Spread 2: Jan 15 put (short) / Jan 22 put (long); price = 10.75

If a trader is able to buy Spread 1 and Spread 2 at these prices, then they can lock in a profit because they have effectively purchased a long position in the stock at 9.75 and a short position in the stock at 10.75. This happens because the long call and the short put position create a synthetic stock position that acts very much like holding shares. Conversely, the remaining short call position and long put position create a synthetic short stock position.

Now the net effect becomes clear because it can be shown that the trader initiated a calendar trade with the ability to enter the stock at \$1,700 and exit the stock at \$1,700. The positions cancel each other out leaving only difference between the option spread prices to be a concern that matters.

If the call horizontal spread can actually be acquired for one dollar less than the put option, then the trader can lock in \$1 per share per contract. So a 10 contract position would net \$1,000.

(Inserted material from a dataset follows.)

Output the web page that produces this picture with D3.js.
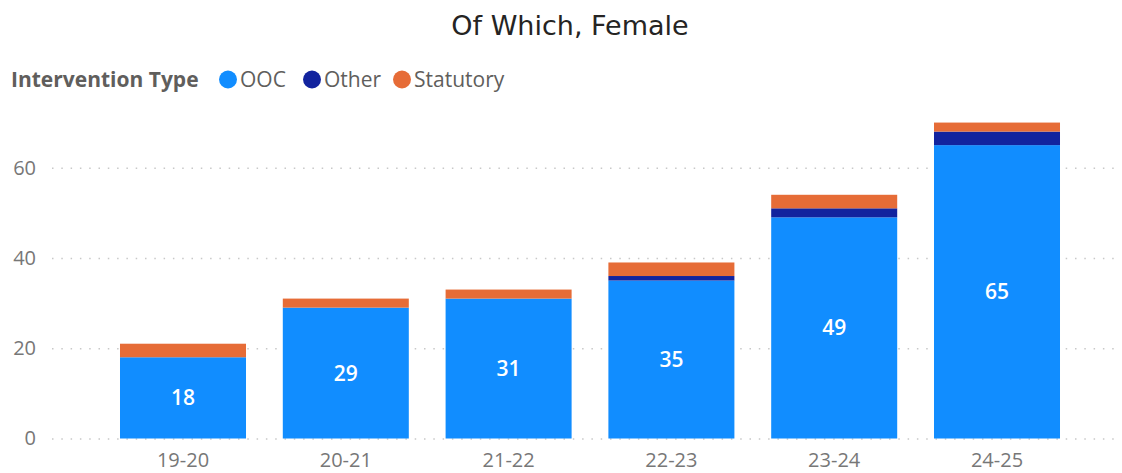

### Short Jelly Roll Construction

In the short jelly roll the trader uses a short call horizontal spread with a long put horizontal spread—the opposite of the long construction. The spreads are constructed with same horizontal spread methodology but the trader is looking for the call spread pricing to be much lower than the put spread. If such a price mismatch were to occur that is not explained by upcoming dividend payments or interest costs, then the trade would be desirable.